Data section:
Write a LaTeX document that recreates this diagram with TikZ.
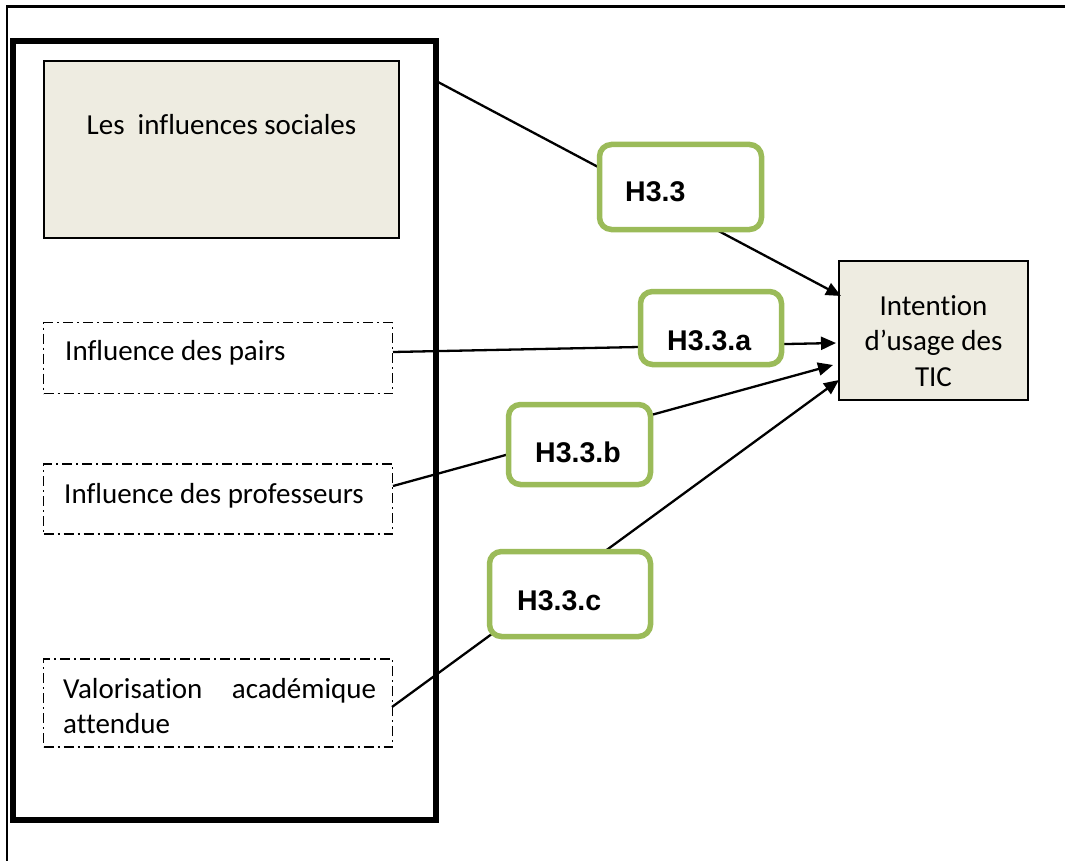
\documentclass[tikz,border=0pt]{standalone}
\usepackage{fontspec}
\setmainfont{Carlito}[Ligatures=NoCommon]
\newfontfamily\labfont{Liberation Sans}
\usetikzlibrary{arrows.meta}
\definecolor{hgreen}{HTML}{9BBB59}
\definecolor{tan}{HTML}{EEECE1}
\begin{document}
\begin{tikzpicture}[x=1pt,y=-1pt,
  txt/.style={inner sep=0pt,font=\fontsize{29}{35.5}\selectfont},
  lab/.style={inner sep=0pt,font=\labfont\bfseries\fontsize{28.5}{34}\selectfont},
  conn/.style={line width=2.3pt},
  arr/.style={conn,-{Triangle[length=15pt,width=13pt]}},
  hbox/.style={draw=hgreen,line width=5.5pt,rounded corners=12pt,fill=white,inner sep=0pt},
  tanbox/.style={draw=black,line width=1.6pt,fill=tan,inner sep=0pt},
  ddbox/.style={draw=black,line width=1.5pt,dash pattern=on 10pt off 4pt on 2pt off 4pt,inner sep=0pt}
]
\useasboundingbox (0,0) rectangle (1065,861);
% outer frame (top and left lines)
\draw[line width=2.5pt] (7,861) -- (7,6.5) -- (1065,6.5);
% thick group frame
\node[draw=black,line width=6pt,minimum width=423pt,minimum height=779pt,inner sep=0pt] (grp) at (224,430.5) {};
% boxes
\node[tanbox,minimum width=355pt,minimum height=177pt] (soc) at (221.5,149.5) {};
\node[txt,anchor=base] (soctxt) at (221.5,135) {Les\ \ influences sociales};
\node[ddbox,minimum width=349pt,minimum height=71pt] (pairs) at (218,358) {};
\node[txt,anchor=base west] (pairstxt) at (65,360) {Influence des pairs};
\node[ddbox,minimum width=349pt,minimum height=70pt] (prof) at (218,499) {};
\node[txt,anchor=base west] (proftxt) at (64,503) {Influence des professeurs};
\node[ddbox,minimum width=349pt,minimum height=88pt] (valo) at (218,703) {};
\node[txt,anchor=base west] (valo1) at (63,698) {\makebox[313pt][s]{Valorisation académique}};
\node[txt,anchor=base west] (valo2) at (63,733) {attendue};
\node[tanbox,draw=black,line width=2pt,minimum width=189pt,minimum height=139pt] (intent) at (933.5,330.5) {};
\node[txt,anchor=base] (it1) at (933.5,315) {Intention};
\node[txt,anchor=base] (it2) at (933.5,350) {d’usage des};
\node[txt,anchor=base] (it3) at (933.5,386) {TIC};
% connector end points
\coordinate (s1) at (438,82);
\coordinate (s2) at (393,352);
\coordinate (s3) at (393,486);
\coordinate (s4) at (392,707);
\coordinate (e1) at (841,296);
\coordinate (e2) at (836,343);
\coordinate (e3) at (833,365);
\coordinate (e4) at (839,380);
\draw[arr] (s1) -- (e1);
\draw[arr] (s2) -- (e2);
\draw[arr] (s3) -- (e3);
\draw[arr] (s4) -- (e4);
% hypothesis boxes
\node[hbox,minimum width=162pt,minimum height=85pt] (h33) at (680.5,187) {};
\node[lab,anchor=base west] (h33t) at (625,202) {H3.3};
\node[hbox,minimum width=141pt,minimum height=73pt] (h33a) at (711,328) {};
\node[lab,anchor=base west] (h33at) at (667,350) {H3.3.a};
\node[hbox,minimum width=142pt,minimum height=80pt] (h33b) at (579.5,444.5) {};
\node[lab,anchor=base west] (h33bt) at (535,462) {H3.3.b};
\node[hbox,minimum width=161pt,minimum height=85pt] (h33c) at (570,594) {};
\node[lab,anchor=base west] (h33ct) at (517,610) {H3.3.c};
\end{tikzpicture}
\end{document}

Do this:
Copy the whole of the material above exactly, but not its images.

Answer for this exercise:
Write a LaTeX document that recreates this diagram with TikZ.
\documentclass[tikz,border=0pt]{standalone}
\usepackage{fontspec}
\setmainfont{Carlito}[Ligatures=NoCommon]
\newfontfamily\labfont{Liberation Sans}
\usetikzlibrary{arrows.meta}
\definecolor{hgreen}{HTML}{9BBB59}
\definecolor{tan}{HTML}{EEECE1}
\begin{document}
\begin{tikzpicture}[x=1pt,y=-1pt,
  txt/.style={inner sep=0pt,font=\fontsize{29}{35.5}\selectfont},
  lab/.style={inner sep=0pt,font=\labfont\bfseries\fontsize{28.5}{34}\selectfont},
  conn/.style={line width=2.3pt},
  arr/.style={conn,-{Triangle[length=15pt,width=13pt]}},
  hbox/.style={draw=hgreen,line width=5.5pt,rounded corners=12pt,fill=white,inner sep=0pt},
  tanbox/.style={draw=black,line width=1.6pt,fill=tan,inner sep=0pt},
  ddbox/.style={draw=black,line width=1.5pt,dash pattern=on 10pt off 4pt on 2pt off 4pt,inner sep=0pt}
]
\useasboundingbox (0,0) rectangle (1065,861);
% outer frame (top and left lines)
\draw[line width=2.5pt] (7,861) -- (7,6.5) -- (1065,6.5);
% thick group frame
\node[draw=black,line width=6pt,minimum width=423pt,minimum height=779pt,inner sep=0pt] (grp) at (224,430.5) {};
% boxes
\node[tanbox,minimum width=355pt,minimum height=177pt] (soc) at (221.5,149.5) {};
\node[txt,anchor=base] (soctxt) at (221.5,135) {Les\ \ influences sociales};
\node[ddbox,minimum width=349pt,minimum height=71pt] (pairs) at (218,358) {};
\node[txt,anchor=base west] (pairstxt) at (65,360) {Influence des pairs};
\node[ddbox,minimum width=349pt,minimum height=70pt] (prof) at (218,499) {};
\node[txt,anchor=base west] (proftxt) at (64,503) {Influence des professeurs};
\node[ddbox,minimum width=349pt,minimum height=88pt] (valo) at (218,703) {};
\node[txt,anchor=base west] (valo1) at (63,698) {\makebox[313pt][s]{Valorisation académique}};
\node[txt,anchor=base west] (valo2) at (63,733) {attendue};
\node[tanbox,draw=black,line width=2pt,minimum width=189pt,minimum height=139pt] (intent) at (933.5,330.5) {};
\node[txt,anchor=base] (it1) at (933.5,315) {Intention};
\node[txt,anchor=base] (it2) at (933.5,350) {d’usage des};
\node[txt,anchor=base] (it3) at (933.5,386) {TIC};
% connector end points
\coordinate (s1) at (438,82);
\coordinate (s2) at (393,352);
\coordinate (s3) at (393,486);
\coordinate (s4) at (392,707);
\coordinate (e1) at (841,296);
\coordinate (e2) at (836,343);
\coordinate (e3) at (833,365);
\coordinate (e4) at (839,380);
\draw[arr] (s1) -- (e1);
\draw[arr] (s2) -- (e2);
\draw[arr] (s3) -- (e3);
\draw[arr] (s4) -- (e4);
% hypothesis boxes
\node[hbox,minimum width=162pt,minimum height=85pt] (h33) at (680.5,187) {};
\node[lab,anchor=base west] (h33t) at (625,202) {H3.3};
\node[hbox,minimum width=141pt,minimum height=73pt] (h33a) at (711,328) {};
\node[lab,anchor=base west] (h33at) at (667,350) {H3.3.a};
\node[hbox,minimum width=142pt,minimum height=80pt] (h33b) at (579.5,444.5) {};
\node[lab,anchor=base west] (h33bt) at (535,462) {H3.3.b};
\node[hbox,minimum width=161pt,minimum height=85pt] (h33c) at (570,594) {};
\node[lab,anchor=base west] (h33ct) at (517,610) {H3.3.c};
\end{tikzpicture}
\end{document}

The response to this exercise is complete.